Problem statement: Extract everything from the first line through the line with "70, 80, 90];", both ends included, except for any pictures.

--- start of Source excerpt ---

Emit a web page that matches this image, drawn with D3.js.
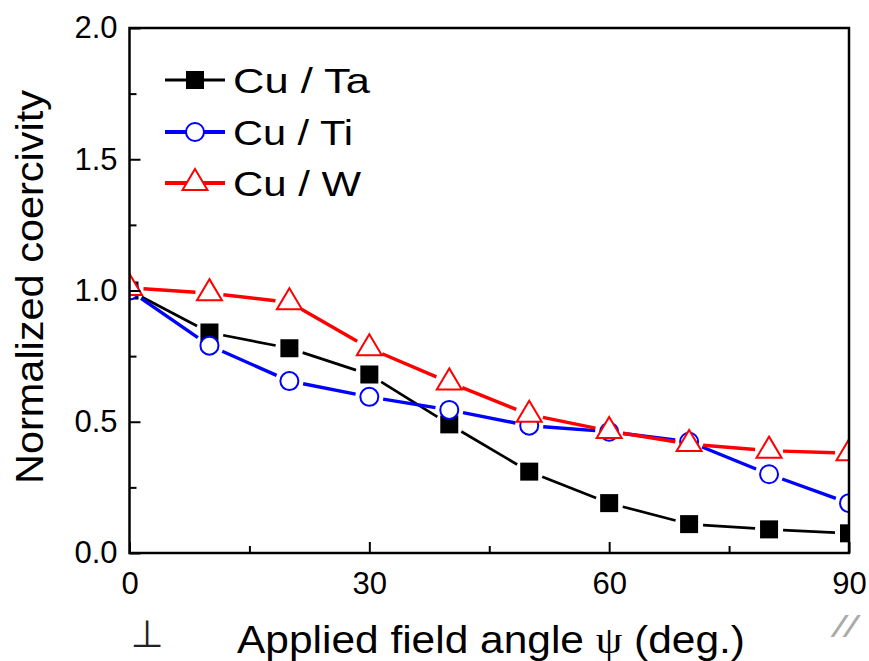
<!DOCTYPE html>
<html>
<head>
<meta charset="utf-8">
<script src="https://cdn.jsdelivr.net/npm/d3@7"></script>
<style>
  html, body { margin: 0; padding: 0; background: #fff; }
  svg { display: block; }
  text { font-family: "Liberation Sans", Arial, sans-serif; }
</style>
</head>
<body>
<svg id="chart" width="869" height="661"></svg>
<script>
// Field angle (deg.)
const angles = [0, 10, 20, 30, 40, 50, 60, 70, 80, 90];

// Normalized coercivity per stack
const cuTa = [1.00, 0.84, 0.78, 0.68, 0.49, 0.31, 0.19, 0.11, 0.09, 0.075];
const cuTi = [1.00, 0.79, 0.655, 0.595, 0.545, 0.485, 0.462, 0.424, 0.30, 0.19];
const cuW  = [1.01, 0.99, 0.955, 0.78, 0.65, 0.527, 0.465, 0.415, 0.39, 0.38];

const seriesNames = ["Cu / Ta", "Cu / Ti", "Cu / W"];

const xMajorTicks = [0, 30, 60, 90];
const xMinorTicks = [15, 45, 75];
const yMajorTicks = [0, 0.5, 1.0, 1.5, 2.0];
const yMinorTicks = [0.25, 0.75, 1.25, 1.75];

const svg = d3.select("#chart");
const L = 129.5, R = 849, T = 28, B = 553;

const x = d3.scaleLinear().domain([0, 90]).range([L, R]);
const y = d3.scaleLinear().domain([0, 2]).range([B, T]);

const styles = [
  { name: seriesNames[0], values: cuTa, color: "#000000", width: 2.7, marker: "square" },
  { name: seriesNames[1], values: cuTi, color: "#0000ff", width: 3.4, marker: "circle" },
  { name: seriesNames[2], values: cuW,  color: "#ff0000", width: 3.4, marker: "triangle" }
];

svg.append("defs").append("clipPath").attr("id", "plotClip")
  .append("rect").attr("x", L).attr("y", T).attr("width", R - L).attr("height", B - T);

function drawMarker(g, kind, color, cx, cy) {
  if (kind === "square") {
    g.append("rect").attr("x", cx - 9).attr("y", cy - 9)
      .attr("width", 18).attr("height", 18).attr("fill", color);
  } else if (kind === "circle") {
    g.append("circle").attr("cx", cx).attr("cy", cy).attr("r", 9)
      .attr("fill", "#fff").attr("stroke", color).attr("stroke-width", 2);
  } else {
    const p = `M${cx},${cy - 14} L${cx + 12.5},${cy + 7} L${cx - 12.5},${cy + 7} Z`;
    g.append("path").attr("d", p).attr("fill", "#fff")
      .attr("stroke", color).attr("stroke-width", 2);
  }
}

const plot = svg.append("g").attr("clip-path", "url(#plotClip)");
const gap = 14;

styles.forEach(s => {
  const g = plot.append("g");
  const pts = angles.map((a, i) => [x(a), y(s.values[i])]);
  // connecting segments stop short of each marker
  for (let i = 0; i < pts.length - 1; i++) {
    const [x0, y0] = pts[i], [x1, y1] = pts[i + 1];
    const len = Math.hypot(x1 - x0, y1 - y0);
    if (len <= 2 * gap) continue;
    const ux = (x1 - x0) / len, uy = (y1 - y0) / len;
    g.append("line")
      .attr("x1", x0 + ux * gap).attr("y1", y0 + uy * gap)
      .attr("x2", x1 - ux * gap).attr("y2", y1 - uy * gap)
      .attr("stroke", s.color).attr("stroke-width", s.width);
  }
  pts.forEach(([cx, cy]) => drawMarker(g, s.marker, s.color, cx, cy));
});

// Axes: ticks point inward
const axisStyle = g => {
  g.select(".domain").remove();
  g.selectAll(".tick line").attr("stroke", "#000").attr("stroke-width", 2);
  g.selectAll(".tick text").attr("fill", "#000")
    .style("font-size", "31px").style("font-family", "'Liberation Sans', Arial, sans-serif");
};

svg.append("g").attr("transform", `translate(0,${B})`)
  .call(d3.axisBottom(x).tickValues(xMajorTicks).tickFormat(d3.format("d"))
    .tickSize(-11).tickPadding(19))
  .call(axisStyle);
svg.append("g").attr("transform", `translate(0,${B})`)
  .call(d3.axisBottom(x).tickValues(xMinorTicks).tickFormat("").tickSize(-7))
  .call(axisStyle);
svg.append("g").attr("transform", `translate(${L},0)`)
  .call(d3.axisLeft(y).tickValues(yMajorTicks).tickFormat(d3.format(".1f"))
    .tickSize(-11).tickPadding(12))
  .call(axisStyle);
svg.append("g").attr("transform", `translate(${L},0)`)
  .call(d3.axisLeft(y).tickValues(yMinorTicks).tickFormat("").tickSize(-7))
  .call(axisStyle);

// Frame
svg.append("rect").attr("x", L).attr("y", T).attr("width", R - L).attr("height", B - T)
  .attr("fill", "none").attr("stroke", "#000").attr("stroke-width", 2.5);

// Legend
const legend = svg.append("g");
const legendRows = [80, 132, 183];
const legendLengths = [137, 120, 128];
styles.forEach((s, i) => {
  const ly = legendRows[i];
  legend.append("line").attr("x1", 165).attr("x2", 225).attr("y1", ly).attr("y2", ly)
    .attr("stroke", s.color).attr("stroke-width", s.width + 0.4);
  drawMarker(legend, s.marker, s.color, 195, ly);
  legend.append("text").attr("x", 233).attr("y", ly + 12.5)
    .attr("textLength", legendLengths[i]).attr("lengthAdjust", "spacingAndGlyphs")
    .style("font-size", "35px").text(s.name);
});

// Axis titles
svg.append("text")
  .attr("transform", "translate(43,287) rotate(-90)")
  .attr("text-anchor", "middle")
  .attr("textLength", 394).attr("lengthAdjust", "spacingAndGlyphs")
  .style("font-size", "39px")
  .text("Normalized coercivity");

const xt = svg.append("text")
  .attr("x", 237).attr("y", 653)
  .attr("textLength", 508).attr("lengthAdjust", "spacingAndGlyphs")
  .style("font-size", "38px");
xt.append("tspan").text("Applied field angle ");
xt.append("tspan").style("font-family", "'Liberation Serif', 'DejaVu Serif', serif").text("ψ");
xt.append("tspan").text(" (deg.)");

// Orientation marks at the axis ends
svg.append("text").attr("x", 147).attr("y", 647).attr("text-anchor", "middle")
  .style("font-family", "'DejaVu Sans', sans-serif").style("font-size", "38px")
  .attr("fill", "#222").text("⊥");
svg.append("text").attr("x", 845).attr("y", 637).attr("text-anchor", "middle")
  .attr("textLength", 24).attr("lengthAdjust", "spacingAndGlyphs")
  .style("font-size", "30px").style("font-style", "italic")
  .attr("fill", "#aaa").text("//");
</script>
</body>
</html>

--- end of Source excerpt ---

Task output:
Emit a web page that matches this image, drawn with D3.js.
<!DOCTYPE html>
<html>
<head>
<meta charset="utf-8">
<script src="https://cdn.jsdelivr.net/npm/d3@7"></script>
<style>
  html, body { margin: 0; padding: 0; background: #fff; }
  svg { display: block; }
  text { font-family: "Liberation Sans", Arial, sans-serif; }
</style>
</head>
<body>
<svg id="chart" width="869" height="661"></svg>
<script>
// Field angle (deg.)
const angles = [0, 10, 20, 30, 40, 50, 60, 70, 80, 90];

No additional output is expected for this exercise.